Once the Pop world discovered the synthesiser and started making Synth Pop any connection with "traditional" electronic music was broken, even Depeche Mode with their seemingly Köln-inspired industrial Synth-Pop were simply following after Ultravox, Bowie/Eno/Berlin and OMD - the influence of Conny Plank was secondhand. All subsequent popular synth-based music (ie Dance Music) is a derivation from those early 80s Synth-Pop origins, not from traditional electronic music or electro-acoustic music or even some of the more rock-oriented electronic music (T.O.N.T.O, Synergy, Jarre, Vangelis et al) or classical-inspired synth music (Carlos, Tomita, Kitarō). It is only in recent times we've attempted to join the dots and relate one back to the other, so with modern IDM music we see a connection that perhaps does not exist because we want the "I" to mean more, (just as some what to see the "Progressive" in Prog Rock to be adjectival and not just as a meaningless noun), for Intelligent Dance Music not to be a derogatory oxymoron in our personal music appreciation libraries we need to make that connection back to more loftier music, whereas perhaps what we really mean is simply "Interesting" Dance Music. (all hail the Aphex Twin). The generation gap is a physical gap with few crossing places.
Even with "ambient" electronic the direct line-of-sight connections between the minimalistic, avant garde of the Reich and Riley to Eno to The Orb to FSOL to Coil to Tribes of Neurot to Amber Asylum to Burzum to Mortiis to Merzbow to Bass Communion is perhaps more of an illusion than at first meets the eye (or ear).
The primary role of the synthesiser in a Rock band was no different to the Mellotron, it was there to provide orchestral backing, not as a lead instrument or as the sole instrument. Prior to the creation of the synth (and that means the analogue and/or digital synthesis of tone) this musical polyfiller required employing a small studio orchestra, heard at its worse on productions such as Genesis To Relevation and David Bowie's first eponymous album. Even in most Prog Rock bands the synth was there to bulk-out the production, (not every band had an Emerson or a Wakeman), just as the Moody Blues and King Crimson used the Mellotron, or it was used as a gimmicky sound effect (cue Roxy Music), or disparagingly rejected (Queen) - it some respects it took Pink Floyd to open Pandora's box of delights and show what the synth could do as the primary instrument in a piece of music (and even "On The Run" was met with a wave of criticism back in '73 for being "computer generated").

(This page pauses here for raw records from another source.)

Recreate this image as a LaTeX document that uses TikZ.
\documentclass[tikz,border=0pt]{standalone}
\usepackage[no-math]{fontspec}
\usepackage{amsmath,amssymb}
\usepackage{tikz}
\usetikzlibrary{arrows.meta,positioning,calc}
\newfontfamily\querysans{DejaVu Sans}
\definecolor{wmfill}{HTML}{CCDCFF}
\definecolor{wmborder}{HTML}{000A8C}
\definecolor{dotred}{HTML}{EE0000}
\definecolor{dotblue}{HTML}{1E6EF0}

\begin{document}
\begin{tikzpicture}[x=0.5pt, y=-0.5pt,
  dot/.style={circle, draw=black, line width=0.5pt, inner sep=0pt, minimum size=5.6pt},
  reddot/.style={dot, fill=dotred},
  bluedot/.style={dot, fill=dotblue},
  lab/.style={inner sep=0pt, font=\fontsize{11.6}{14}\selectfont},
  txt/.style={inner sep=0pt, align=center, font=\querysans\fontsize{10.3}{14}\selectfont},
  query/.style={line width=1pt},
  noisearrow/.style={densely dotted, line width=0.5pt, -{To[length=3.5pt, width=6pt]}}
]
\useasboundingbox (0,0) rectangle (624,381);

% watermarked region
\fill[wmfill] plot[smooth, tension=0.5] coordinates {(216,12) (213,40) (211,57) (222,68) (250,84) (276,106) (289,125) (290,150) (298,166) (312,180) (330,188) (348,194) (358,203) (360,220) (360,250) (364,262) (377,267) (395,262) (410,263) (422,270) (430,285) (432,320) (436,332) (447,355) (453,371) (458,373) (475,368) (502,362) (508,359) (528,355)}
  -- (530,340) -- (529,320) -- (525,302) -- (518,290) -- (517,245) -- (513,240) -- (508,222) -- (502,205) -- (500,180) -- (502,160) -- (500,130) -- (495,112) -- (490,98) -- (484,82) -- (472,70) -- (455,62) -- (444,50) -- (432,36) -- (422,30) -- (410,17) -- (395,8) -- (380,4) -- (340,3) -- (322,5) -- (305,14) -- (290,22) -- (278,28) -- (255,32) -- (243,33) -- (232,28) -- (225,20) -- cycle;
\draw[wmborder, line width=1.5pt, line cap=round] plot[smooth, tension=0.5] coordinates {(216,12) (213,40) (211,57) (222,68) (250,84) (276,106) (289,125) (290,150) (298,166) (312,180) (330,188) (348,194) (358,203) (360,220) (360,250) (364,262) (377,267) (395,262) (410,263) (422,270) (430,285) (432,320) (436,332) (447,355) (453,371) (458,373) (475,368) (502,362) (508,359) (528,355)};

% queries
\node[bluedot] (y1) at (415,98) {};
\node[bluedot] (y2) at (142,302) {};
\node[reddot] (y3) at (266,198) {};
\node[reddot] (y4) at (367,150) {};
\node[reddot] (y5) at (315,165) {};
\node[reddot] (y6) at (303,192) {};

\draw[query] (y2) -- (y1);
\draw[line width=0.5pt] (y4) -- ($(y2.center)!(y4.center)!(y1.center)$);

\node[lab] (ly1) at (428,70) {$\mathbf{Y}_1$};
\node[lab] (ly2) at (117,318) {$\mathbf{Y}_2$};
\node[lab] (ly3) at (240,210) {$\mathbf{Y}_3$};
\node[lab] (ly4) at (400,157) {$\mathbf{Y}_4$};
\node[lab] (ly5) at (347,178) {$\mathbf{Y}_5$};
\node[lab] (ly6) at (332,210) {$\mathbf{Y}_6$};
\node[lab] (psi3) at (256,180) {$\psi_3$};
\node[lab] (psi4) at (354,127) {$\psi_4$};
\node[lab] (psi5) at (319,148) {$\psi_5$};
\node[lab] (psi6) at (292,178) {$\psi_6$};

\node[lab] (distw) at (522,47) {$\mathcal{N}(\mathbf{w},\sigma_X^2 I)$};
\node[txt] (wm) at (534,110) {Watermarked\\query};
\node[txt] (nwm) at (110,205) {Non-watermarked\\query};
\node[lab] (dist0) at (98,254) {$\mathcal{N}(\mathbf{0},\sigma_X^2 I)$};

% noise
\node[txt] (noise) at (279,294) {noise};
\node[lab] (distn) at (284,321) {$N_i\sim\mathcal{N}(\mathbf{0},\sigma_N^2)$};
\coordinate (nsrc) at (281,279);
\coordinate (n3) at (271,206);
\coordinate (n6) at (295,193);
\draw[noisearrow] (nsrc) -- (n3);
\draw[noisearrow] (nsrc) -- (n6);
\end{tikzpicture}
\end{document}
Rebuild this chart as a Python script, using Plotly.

The Sampling Synth was a different beast - now the keyboardist could not only play every instrument in the orchestra, he could create new sounds and replace the whole band - music created using the sampling synth can produce music in any style, be that rock, classical, ambient, jazz , this does not make all music created using it "electronic music". Nor do I believe that guitar-based music is niche or marginalised anymore now than it has ever been - we would not have described Motown or soul music as either guitar or synthesiser based music yet the modern Pop world still seems to be dominated by R&B artists such as Beyoncé, Adele, Rhianna regardless of what instruments are used to provide the backing music to their plaintive caterwauling.